-- START Recorded information --

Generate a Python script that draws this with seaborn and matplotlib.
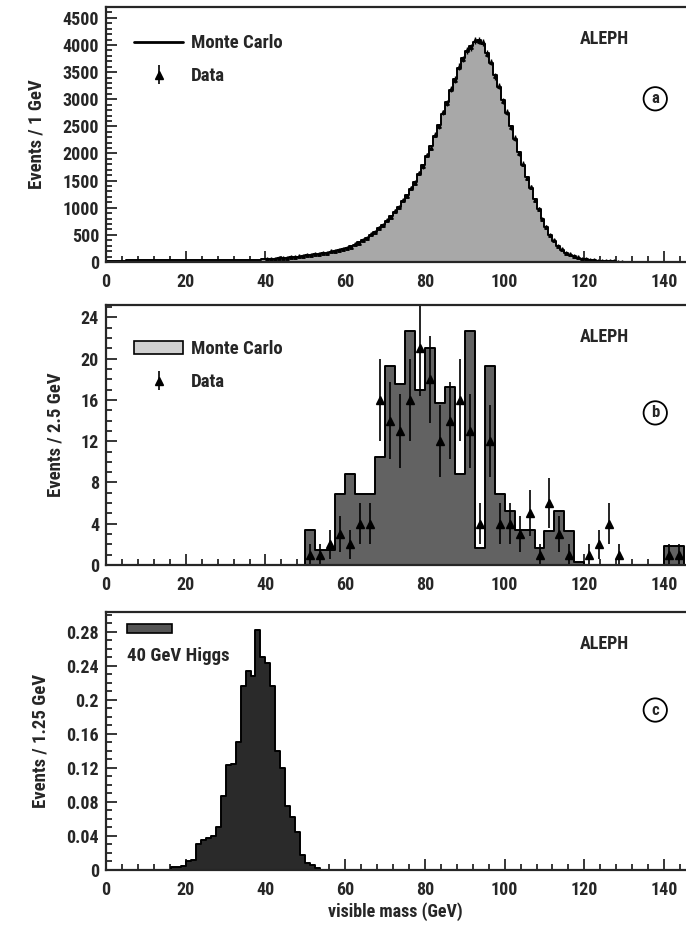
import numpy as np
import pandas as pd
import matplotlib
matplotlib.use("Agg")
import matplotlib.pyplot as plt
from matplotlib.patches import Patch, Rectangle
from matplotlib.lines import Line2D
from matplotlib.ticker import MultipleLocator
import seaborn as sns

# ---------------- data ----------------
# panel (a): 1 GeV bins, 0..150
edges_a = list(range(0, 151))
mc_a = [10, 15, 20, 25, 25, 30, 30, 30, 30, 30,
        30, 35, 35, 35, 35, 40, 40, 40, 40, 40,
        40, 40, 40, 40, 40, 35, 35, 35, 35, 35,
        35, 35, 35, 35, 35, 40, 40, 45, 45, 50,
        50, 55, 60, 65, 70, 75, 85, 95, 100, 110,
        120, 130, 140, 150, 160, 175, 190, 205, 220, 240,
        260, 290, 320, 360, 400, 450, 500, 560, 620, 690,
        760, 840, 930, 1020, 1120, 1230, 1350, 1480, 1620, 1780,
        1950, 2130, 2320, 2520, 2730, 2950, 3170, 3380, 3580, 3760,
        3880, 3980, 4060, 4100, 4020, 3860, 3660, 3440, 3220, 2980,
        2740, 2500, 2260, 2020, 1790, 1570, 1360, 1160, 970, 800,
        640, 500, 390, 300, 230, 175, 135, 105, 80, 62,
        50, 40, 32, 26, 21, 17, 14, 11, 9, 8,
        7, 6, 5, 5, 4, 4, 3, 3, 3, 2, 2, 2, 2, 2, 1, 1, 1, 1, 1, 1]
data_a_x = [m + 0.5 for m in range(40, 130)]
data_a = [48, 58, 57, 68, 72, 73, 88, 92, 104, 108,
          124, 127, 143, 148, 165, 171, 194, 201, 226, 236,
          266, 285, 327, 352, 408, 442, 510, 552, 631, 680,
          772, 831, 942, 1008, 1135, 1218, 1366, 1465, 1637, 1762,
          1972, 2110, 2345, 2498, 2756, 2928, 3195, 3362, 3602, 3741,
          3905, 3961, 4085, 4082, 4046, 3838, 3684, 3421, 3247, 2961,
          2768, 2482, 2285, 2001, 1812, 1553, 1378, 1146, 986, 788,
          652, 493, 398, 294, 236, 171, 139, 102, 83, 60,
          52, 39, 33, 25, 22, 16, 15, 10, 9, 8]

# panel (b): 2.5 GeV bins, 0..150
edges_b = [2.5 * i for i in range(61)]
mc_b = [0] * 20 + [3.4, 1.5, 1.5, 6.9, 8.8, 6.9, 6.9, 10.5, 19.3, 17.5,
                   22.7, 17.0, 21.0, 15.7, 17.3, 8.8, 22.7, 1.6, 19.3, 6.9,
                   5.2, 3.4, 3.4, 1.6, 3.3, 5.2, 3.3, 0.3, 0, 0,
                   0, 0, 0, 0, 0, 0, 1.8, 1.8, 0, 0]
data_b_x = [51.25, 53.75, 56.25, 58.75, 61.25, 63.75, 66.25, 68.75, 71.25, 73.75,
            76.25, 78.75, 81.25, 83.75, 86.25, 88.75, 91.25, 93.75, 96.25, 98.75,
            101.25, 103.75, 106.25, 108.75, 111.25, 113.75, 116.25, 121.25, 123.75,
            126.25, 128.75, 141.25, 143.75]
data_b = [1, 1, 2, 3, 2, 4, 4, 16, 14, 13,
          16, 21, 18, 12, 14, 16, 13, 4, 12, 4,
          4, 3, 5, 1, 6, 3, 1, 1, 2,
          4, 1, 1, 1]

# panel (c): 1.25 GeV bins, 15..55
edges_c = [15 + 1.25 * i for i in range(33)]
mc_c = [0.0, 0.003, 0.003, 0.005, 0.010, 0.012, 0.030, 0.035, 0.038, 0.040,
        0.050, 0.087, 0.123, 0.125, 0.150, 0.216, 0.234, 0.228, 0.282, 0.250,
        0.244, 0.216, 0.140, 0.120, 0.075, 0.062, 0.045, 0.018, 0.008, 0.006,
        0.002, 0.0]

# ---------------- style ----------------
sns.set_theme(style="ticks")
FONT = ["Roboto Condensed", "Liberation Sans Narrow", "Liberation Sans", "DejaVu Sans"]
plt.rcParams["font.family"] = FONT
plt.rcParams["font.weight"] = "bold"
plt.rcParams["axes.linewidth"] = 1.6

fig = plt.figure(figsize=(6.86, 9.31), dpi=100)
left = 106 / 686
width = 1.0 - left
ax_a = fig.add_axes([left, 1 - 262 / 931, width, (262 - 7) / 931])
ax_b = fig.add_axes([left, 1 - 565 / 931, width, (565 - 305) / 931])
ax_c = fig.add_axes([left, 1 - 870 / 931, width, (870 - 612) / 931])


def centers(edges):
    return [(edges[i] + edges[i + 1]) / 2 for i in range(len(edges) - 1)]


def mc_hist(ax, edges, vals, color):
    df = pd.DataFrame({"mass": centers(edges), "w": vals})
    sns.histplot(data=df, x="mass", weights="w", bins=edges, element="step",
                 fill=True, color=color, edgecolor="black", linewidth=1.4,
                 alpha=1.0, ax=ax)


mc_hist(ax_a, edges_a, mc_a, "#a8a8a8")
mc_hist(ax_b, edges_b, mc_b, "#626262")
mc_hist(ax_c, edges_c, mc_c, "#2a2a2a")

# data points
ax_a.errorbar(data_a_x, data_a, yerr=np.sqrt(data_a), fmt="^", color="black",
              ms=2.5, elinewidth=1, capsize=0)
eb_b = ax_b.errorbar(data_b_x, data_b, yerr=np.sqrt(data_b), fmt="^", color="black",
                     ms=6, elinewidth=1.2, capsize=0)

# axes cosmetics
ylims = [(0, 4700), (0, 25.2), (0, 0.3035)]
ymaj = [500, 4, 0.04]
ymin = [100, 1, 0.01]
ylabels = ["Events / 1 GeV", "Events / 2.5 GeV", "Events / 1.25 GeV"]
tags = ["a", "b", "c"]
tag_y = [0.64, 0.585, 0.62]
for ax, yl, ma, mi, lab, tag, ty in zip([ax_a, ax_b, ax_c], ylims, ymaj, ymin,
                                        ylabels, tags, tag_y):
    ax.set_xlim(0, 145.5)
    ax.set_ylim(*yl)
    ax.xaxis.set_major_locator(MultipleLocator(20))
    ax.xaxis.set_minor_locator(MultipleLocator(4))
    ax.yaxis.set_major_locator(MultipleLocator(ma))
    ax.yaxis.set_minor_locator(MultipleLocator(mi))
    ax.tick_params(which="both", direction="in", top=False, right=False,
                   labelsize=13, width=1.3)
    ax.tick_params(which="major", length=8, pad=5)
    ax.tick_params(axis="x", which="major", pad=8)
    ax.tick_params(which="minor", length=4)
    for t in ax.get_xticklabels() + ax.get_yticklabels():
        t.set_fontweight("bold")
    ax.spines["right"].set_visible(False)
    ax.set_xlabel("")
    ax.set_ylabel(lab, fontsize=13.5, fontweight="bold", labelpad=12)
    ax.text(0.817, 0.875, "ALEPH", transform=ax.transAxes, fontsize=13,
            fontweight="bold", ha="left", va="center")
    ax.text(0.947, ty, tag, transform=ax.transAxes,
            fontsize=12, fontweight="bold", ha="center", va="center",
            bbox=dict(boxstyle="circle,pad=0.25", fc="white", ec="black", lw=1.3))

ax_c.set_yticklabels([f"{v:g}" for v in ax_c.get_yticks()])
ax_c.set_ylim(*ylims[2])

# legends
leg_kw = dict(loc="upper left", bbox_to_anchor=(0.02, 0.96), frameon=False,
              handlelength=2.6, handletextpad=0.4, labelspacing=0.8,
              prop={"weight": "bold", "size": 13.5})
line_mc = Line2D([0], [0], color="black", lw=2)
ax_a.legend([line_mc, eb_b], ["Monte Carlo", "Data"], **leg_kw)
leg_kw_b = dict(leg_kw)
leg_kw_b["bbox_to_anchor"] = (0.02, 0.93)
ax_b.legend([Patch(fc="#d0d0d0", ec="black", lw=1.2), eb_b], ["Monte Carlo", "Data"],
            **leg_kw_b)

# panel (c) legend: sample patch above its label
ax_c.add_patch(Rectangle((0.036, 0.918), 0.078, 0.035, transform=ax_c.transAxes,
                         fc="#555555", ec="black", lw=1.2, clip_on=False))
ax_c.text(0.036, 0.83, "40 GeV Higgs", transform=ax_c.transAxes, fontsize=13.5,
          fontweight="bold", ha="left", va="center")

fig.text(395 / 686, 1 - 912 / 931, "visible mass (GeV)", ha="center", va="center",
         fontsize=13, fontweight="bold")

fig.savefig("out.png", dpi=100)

-- END Recorded information --

Return, unchanged, the lines from the first line of the material through the line that holds "import seaborn as sns", inclusive, omitting pictures.

__Expected output__:
Generate a Python script that draws this with seaborn and matplotlib.
import numpy as np
import pandas as pd
import matplotlib
matplotlib.use("Agg")
import matplotlib.pyplot as plt
from matplotlib.patches import Patch, Rectangle
from matplotlib.lines import Line2D
from matplotlib.ticker import MultipleLocator
import seaborn as sns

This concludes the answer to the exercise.